Something in the Water
Imagine there’s this shoe factory on a river bank, and the shoes it makes are a work of art: supple leather, long-lasting, comfortable like you wouldn’t believe. Plus, they’re just-straight up, jaw-droppingly beautiful. People write fan letters to the designer of these shoes. They have conventions about these shoes where they cosplay as these shoes, all the while wearing these shoes.
The people that work at the factory have no complaints either: the pay’s good, the benefits are great and best of all there’s this genuinely lovely work culture that means everyone really enjoys their time together. They’re proud to be involved.
At its stated purpose of making kick-ass footwear, this factory is a roaring success. Such a roaring success in fact, that other companies are copying its process wholesale, setting up near identical factories all along the river.
There’s only one snag: as part of the tanning process for the leather, the factory uses a bunch of chemicals and then dumps them into the river. Most of these compounds are benign, but there’s one that can be toxic. It affects people’s brains and in high enough concentrations, it can make them hallucinate that they’re in Star Wars.
So you go to the factory owner with a sample of the river water, and say ‘Hey, you make great shoes, but I’m a bit worried that this stuff you’re putting into the river is getting to dangerous levels.’
And the factory owner says ‘But we make great shoes.’
And you say, ‘I know you make great shoes, I just said you make great shoes, but the chemicals you’re putting in our drinking water made my brother crash his car into the side of a 7-Eleven last week because he thought it was a Super Star Destroyer and his Ford Fiesta was an X-Wing.’
And Factory owner says, ‘How do you know it was us? The chemical you’re talking about, if it’s dangerous at all, is only dangerous in high concentrations, and we only use a teeny tiny bit.’
You: ‘But a load of other shoe makers are using it too.’
Factory Owner: ‘I only think about my factory, my workers and my customers.

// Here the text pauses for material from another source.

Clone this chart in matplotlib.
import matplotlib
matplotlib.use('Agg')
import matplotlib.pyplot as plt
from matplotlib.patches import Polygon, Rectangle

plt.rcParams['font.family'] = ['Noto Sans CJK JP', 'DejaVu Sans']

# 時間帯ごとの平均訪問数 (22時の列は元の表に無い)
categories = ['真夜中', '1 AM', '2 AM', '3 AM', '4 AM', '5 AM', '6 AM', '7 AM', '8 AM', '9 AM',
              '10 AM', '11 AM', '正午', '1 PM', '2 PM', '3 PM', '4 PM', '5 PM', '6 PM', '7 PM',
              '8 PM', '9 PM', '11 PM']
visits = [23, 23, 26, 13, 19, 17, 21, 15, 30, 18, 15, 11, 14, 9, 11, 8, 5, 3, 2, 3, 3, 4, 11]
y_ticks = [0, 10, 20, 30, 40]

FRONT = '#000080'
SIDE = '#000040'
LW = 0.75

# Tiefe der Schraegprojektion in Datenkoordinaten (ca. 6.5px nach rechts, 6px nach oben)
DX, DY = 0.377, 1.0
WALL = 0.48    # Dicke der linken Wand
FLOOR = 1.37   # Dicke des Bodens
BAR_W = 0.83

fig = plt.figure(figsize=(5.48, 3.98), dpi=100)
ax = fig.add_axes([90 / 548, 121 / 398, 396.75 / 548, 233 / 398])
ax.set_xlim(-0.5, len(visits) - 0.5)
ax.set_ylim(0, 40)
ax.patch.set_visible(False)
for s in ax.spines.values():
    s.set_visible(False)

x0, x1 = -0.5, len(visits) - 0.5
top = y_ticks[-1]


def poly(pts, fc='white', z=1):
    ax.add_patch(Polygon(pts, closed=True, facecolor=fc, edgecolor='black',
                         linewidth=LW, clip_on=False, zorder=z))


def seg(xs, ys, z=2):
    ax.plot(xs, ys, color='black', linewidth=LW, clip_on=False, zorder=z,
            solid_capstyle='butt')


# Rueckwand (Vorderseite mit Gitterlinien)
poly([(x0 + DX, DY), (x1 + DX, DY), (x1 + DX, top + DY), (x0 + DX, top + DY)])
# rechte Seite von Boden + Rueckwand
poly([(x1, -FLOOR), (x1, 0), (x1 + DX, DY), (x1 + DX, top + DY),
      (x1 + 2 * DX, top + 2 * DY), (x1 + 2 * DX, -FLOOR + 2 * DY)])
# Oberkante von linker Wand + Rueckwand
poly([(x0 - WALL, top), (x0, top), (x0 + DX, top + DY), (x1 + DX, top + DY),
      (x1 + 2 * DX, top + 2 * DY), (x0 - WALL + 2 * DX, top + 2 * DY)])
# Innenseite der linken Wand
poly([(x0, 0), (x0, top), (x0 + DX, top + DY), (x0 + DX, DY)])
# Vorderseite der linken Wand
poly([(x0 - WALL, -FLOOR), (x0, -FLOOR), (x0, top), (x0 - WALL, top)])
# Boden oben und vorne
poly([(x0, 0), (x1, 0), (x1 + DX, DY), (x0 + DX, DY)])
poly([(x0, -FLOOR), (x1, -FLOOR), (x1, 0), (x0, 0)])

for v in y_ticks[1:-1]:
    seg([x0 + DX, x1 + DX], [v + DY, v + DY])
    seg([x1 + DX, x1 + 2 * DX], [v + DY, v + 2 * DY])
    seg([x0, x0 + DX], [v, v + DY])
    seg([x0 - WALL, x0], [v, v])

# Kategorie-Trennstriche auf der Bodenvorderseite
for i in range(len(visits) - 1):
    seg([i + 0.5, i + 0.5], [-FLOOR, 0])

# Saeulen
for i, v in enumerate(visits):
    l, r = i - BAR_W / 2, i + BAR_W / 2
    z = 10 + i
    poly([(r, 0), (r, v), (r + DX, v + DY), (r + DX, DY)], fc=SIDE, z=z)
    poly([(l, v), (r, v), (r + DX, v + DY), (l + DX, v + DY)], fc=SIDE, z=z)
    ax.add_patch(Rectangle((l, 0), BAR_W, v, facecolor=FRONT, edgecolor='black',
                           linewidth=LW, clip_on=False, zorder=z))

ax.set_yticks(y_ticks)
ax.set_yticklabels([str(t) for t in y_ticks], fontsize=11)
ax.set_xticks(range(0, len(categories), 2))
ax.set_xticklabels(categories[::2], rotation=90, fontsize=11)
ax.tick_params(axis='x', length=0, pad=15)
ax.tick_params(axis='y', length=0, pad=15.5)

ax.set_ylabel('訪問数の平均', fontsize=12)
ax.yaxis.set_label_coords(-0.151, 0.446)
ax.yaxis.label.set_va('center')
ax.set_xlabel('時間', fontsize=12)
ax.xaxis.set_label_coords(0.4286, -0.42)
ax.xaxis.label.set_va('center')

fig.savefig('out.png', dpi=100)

And they all love me.’
You: ‘But this chemical, you don’t even need it. There’s a bunch of factories in the next town over making shoes just as handsome and durable and comfy, and their tanning process is completely benign. It’s not even more expensive!’

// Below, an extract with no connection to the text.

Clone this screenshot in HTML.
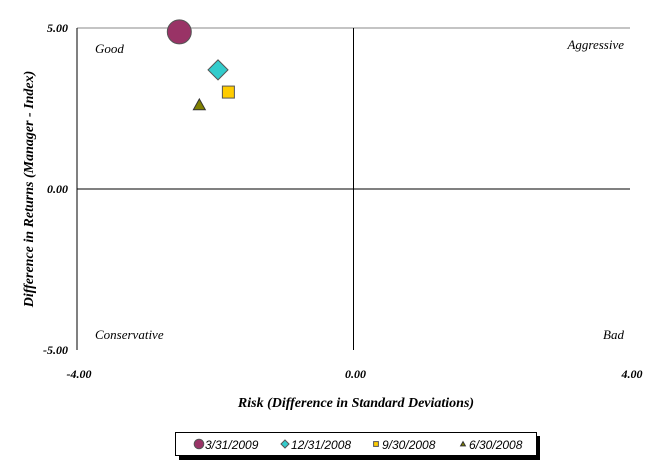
<!DOCTYPE html>
<html><head><meta charset="utf-8"><style>
body{margin:0;background:#fff;width:658px;height:464px;overflow:hidden}
svg text{font-family:"Liberation Serif",serif;font-style:italic}
</style></head><body>
<svg width="658" height="464">
<g id="plot"></g>
</svg>
<script>
const seriesNames=["3/31/2009","12/31/2008","9/30/2008","6/30/2008"];
const riskValues=[-2.52,-1.96,-1.81,-2.23];
const returnValues=[4.88,3.70,3.01,2.61];
const xTicks=[-4,0,4];
const yTicks=[5,0,-5];
const x0=77,x1=630,y0=28,y1=350;
const X=v=>x0+(v+4)/8*(x1-x0);
const Y=v=>y1-(v+5)/10*(y1-y0);
const g=document.getElementById('plot');
const NS='http://www.w3.org/2000/svg';
function mk(t,a,txt){const e=document.createElementNS(NS,t);for(const k in a)e.setAttribute(k,a[k]);if(txt!=null)e.textContent=txt;g.appendChild(e);return e;}
let e;
e=mk('line',{x1:x0,y1:y0,x2:x1,y2:y0,stroke:'#888'});
e=mk('line',{x1:X(0),y1:y0,x2:X(0),y2:y1,stroke:'#000'});
e=mk('line',{x1:x0,y1:Y(0),x2:x1,y2:Y(0),stroke:'#000'});
e=mk('line',{x1:x0,y1:y0,x2:x0,y2:y1,stroke:'#000'});
xTicks.forEach(v=>{e=mk('text',{x:X(v)+2,y:378,'text-anchor':'middle','font-size':12,'font-weight':'bold'},v.toFixed(2));});
yTicks.forEach(v=>{e=mk('text',{x:68,y:Y(v)+4,'text-anchor':'end','font-size':12,'font-weight':'bold'},v.toFixed(2));});
e=mk('text',{x:356,y:407,'text-anchor':'middle','font-size':14,'font-weight':'bold'},'Risk (Difference in Standard Deviations)');
e=mk('text',{x:0,y:0,'text-anchor':'middle','font-size':14,'font-weight':'bold',transform:'translate(33,189) rotate(-90)'},'Difference in Returns (Manager - Index)');
[['Good',95,53,'start'],['Aggressive',624,49,'end'],['Conservative',95,339,'start'],['Bad',624,339,'end']].forEach(q=>{e=mk('text',{x:q[1],y:q[2],'text-anchor':q[3],'font-size':13},q[0]);});
function marker(i,cx,cy,s){
 if(i===0)return mk('circle',{cx:cx,cy:cy,r:s*12,fill:'#993366',stroke:'#555'});
 if(i===1){const r=s*10;return mk('polygon',{points:`${cx},${cy-r} ${cx+r},${cy} ${cx},${cy+r} ${cx-r},${cy}`,fill:'#33CCCC',stroke:'#555'});}
 if(i===2){const r=s*6;return mk('rect',{x:cx-r,y:cy-r,width:2*r,height:2*r,fill:'#FFCC00',stroke:'#555'});}
 const r=s*6;return mk('polygon',{points:`${cx},${cy-r} ${cx+r},${cy+r*0.8} ${cx-r},${cy+r*0.8}`,fill:'#808000',stroke:'#333'});
}
riskValues.forEach((v,i)=>{e=marker(i,X(v),Y(returnValues[i]),1);});
e=mk('rect',{x:179,y:436,width:361,height:24,fill:'#000'});
e=mk('rect',{x:175.5,y:432.5,width:361,height:23,fill:'#fff',stroke:'#000'});
const lx=[199,285,376,463];
seriesNames.forEach((n,i)=>{e=marker(i,lx[i],444,0.4);
 e=mk('text',{x:lx[i]+6,y:449,'font-size':12,style:'font-family:"Liberation Sans",sans-serif'},n);});
</script>
</body></html>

Factory owner: ‘Good for them. I like our way. Say, those shoes look really good on you. Would you like a pair in brown? ‘
LEAST SURPRISING TWIST EVER: This is an analogy.
The shoes are our stories, their comfort, durability and looks are the depth of characterization, dexterity of plotting and the beauty of the prose. The water table is our culture, our shared public consciousness.
And the chemicals? They’re tropes.
Plenty of tropes, like plenty of chemicals, are both useful and harmless. Some however – like always having the women in your story be helpless or passive or always casting the black guy as the drug dealer – are… not so harmless.
Using these tropes doesn’t necessarily make the story less gripping, suspenseful or moving. Employed skilfully enough, they can even enhance those qualities – watching a hero rescue a damsel in distress is exciting, that’s how it became a trope – but that doesn’t change the fact that, like the chemical, when they leak out into the environment, they’re going to have an effect.
That effect may of a single story may be very small, like the contribution from any one factory is small, but when hundreds of thousands of them are pumping this stuff into the atmosphere, it adds up.
And I don’t think it’s crazy to believe that the fact that we have these kinds of tropes floating around in our narrative water table is not merely indicative of, but contributes to a culture where unarmed black kids can get shot because ‘they look threatening’ and women earn seventy-seven pence for every pound that men earn**.
Using these tropes doesn’t necessarily make for a bad book, any more than tight plotting necessarily makes for good one. Books are complicated, and what makes one good or bad will depend on the reader, which is why we shouldn’t let an unresolvable argument over whether X is a good or bad book obscure the fact that it contains these tropes, and that they have an effect.
A couple of hundred years ago, there were near enough no such things as environmental regulations. We thought factories were there to make goods and make money, and that was it. Slowly we came round to the idea that the people that made things bore some responsibility for in the incidental, as well as the deliberate products of that creation, and that the air we breathed and the water we drank needed a bit of looking after. We made an effort to find cleaner, greener ways to make the same stuff, and a lot of the time we found them.
This is where the analogy breaks down* if course, as all analogies eventually do. We definitely don’t need legislation to protect our public consciousness from damaging story tropes – that way lies crazypantsville – but is it really asking so much to take a little more care with the chemicals we’re pumping into the cultural water?
Because if we don’t, we’ll all wind up swinging kitchen-knives while making lightsaber noises and chopping family member’s hands off, and that’s no way to live.
* (The other place the analogy breaks down is that the use of these tropes isn’t incidental to the reading experience the way the production process for the shoes is to the wearing experience. Their inclusion can make these texts actively hostile to the people who are poorly represented. Anne Leckie has a great analogy for this here)
**Originally this said ‘that men earn for the same job, but then I traced the source to this report. Indebted to M. Amelia Kafjord for the correction.